The title of Montgomery’s delicate song, “Piñata”, reveals its theme. The song is an ode to leaving, a commentary on the fragile hopes we put in people we care about, and the resulting uncertainty of all our close relationships.
She sings, in that soon to be iconic, haunting voice of hers: “I don’t feel okay with you / You know what you’ve done but you keep coming back […] I’m your piñata / Crack me open like you always do / Say you’re only bringing the best out of me / But you break me.”
The song captures the sense of frustration that comes with trying to have a cooperative relationship with another person who isn’t on the same wavelength. More importantly, though, it captures the frustration that comes from the inability to communicate to each other how we feel.
The video is a pastiche of slow, black+white portrayals of various people in various human relationships, shown at the moments at which they are disappointed by the other person’s behaviour. Each image is complemented by a series of subtly-placed words in the background that seem to encapsulate what the person is really feeling, even though they’re making an effort to show that they feel the opposite.
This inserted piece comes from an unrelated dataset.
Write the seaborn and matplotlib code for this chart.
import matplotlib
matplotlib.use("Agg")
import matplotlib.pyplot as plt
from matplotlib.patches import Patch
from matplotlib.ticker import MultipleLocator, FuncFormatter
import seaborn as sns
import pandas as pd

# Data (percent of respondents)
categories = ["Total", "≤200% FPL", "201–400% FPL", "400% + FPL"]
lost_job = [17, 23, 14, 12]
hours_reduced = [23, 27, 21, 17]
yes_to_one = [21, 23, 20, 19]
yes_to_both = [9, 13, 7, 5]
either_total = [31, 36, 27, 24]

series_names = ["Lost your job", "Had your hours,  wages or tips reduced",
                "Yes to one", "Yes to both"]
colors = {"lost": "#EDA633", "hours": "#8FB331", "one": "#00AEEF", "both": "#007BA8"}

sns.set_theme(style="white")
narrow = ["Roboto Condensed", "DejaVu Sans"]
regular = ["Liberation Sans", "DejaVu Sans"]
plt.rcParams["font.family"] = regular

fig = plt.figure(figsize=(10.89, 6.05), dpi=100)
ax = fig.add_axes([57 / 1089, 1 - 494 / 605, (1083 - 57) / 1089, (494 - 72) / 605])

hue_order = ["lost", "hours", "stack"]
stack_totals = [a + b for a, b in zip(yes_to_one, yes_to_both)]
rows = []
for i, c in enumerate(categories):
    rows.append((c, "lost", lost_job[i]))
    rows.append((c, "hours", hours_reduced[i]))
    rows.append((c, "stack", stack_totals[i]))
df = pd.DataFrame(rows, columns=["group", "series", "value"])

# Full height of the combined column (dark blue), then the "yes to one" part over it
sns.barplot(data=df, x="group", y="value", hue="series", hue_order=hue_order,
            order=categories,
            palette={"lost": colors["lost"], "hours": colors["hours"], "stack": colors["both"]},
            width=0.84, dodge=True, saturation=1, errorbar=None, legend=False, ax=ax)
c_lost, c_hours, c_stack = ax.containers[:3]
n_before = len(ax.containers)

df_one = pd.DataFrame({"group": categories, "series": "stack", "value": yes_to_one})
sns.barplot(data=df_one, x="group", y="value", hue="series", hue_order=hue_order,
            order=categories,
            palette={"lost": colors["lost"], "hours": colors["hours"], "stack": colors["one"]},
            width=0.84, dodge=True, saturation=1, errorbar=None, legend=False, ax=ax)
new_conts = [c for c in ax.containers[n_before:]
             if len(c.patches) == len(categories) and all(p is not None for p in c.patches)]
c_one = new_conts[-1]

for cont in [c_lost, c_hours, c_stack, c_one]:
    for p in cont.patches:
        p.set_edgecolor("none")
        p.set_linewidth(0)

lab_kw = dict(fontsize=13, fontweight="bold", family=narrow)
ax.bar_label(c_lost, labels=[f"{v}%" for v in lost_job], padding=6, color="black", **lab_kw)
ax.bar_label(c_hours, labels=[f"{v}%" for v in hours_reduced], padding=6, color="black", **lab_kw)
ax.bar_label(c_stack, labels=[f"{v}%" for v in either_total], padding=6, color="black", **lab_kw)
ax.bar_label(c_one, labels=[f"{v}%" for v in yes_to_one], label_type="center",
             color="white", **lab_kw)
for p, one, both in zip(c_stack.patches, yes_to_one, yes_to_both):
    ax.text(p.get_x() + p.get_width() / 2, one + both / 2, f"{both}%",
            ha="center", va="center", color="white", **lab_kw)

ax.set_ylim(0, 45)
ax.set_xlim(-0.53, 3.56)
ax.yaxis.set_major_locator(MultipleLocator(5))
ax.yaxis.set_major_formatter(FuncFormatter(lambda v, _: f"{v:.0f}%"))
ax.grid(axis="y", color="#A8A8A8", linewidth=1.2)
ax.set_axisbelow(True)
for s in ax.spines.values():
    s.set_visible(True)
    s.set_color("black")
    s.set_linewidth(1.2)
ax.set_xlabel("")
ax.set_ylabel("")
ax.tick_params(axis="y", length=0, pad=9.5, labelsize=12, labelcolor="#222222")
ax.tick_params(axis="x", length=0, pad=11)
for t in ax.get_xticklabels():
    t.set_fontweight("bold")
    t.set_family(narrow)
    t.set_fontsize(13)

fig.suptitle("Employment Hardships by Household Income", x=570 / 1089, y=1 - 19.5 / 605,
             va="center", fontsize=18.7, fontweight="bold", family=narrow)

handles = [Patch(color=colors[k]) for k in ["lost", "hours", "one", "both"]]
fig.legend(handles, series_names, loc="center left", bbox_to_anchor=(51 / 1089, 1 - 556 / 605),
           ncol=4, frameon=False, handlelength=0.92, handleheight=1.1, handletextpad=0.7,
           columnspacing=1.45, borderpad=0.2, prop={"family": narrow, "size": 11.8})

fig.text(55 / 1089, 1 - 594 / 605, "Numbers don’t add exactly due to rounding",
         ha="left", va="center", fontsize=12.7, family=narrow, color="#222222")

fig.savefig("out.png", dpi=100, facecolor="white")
It sheds a clear light on situations that, when we’re in them, can be very murky. A girl sitting on a bus, too engrossed in her thoughts to stare out the window, holding a box that — almost out of frame — reads: “Fragile”. A man, walking away, with the words “Always Late” stitched on the back of his jacket. A girl in a concrete jungle, standing at the window of an office tower, sighs as she drinks from a mug that says “Dad, You’re the Best.” A jogger out on what seems like an inocuous run is wearing a sweater with a powerful double entendre emblazoned across its chest: “Never Look Back”.
Midway, a particularly powerful image pops up of a couple kissing tenderly in a shower while the camera pans back to reveal a towel with the word “Escape” stitched on it. That image is a welcome detour from this melange of pain and disappointment, because it represents a thought for which all the other people in the video must be desirous.
“Piñata” was released in October 2014 — as the first single off Montgomery’s spectacularly worthwhile 6-track album — but, in December, Japanese Paper released a remix, and it is a magnificent version that captures the beauty of the original song and its delicate vocals. It’s an interesting companion to the original song because it’s not a high-octane remix, but, rather, a stand-alone interpretation of the original that, while masking the rather deep pain that underlies the lyrics, takes the hopeful core of the original and turns it into a happier version of itself.
Still, the original song never falls into that completely despairing place of crushed hope. This is partly because the track is pushed along by a deep beat and a certain synth-vibe, which offer an optimistic complement to the song’s inherent sadness. This is a complex and clever tactic that Montgomery utilised on the earlier release, “War Cry“, and which mirrors the tactic used in the video as well, which is to complement confusion with clarity, loneliness with activity, and sadness with hope.
That last element — hope — comes across not only from the song’s relatively uplifting music, but also in the video’s images. While the song comments on all the various mistakes we make and the hurt we both feel and cause, the video ends on a particularly hopeful message: “We Must be in Love.” Coming at the end, after the music ends, those sympathetic and forgiving words are painted in dark letters on a dark fence, blended into their surroundings, almost invisible, and yet — just like hope itself — are there for those who choose to see them.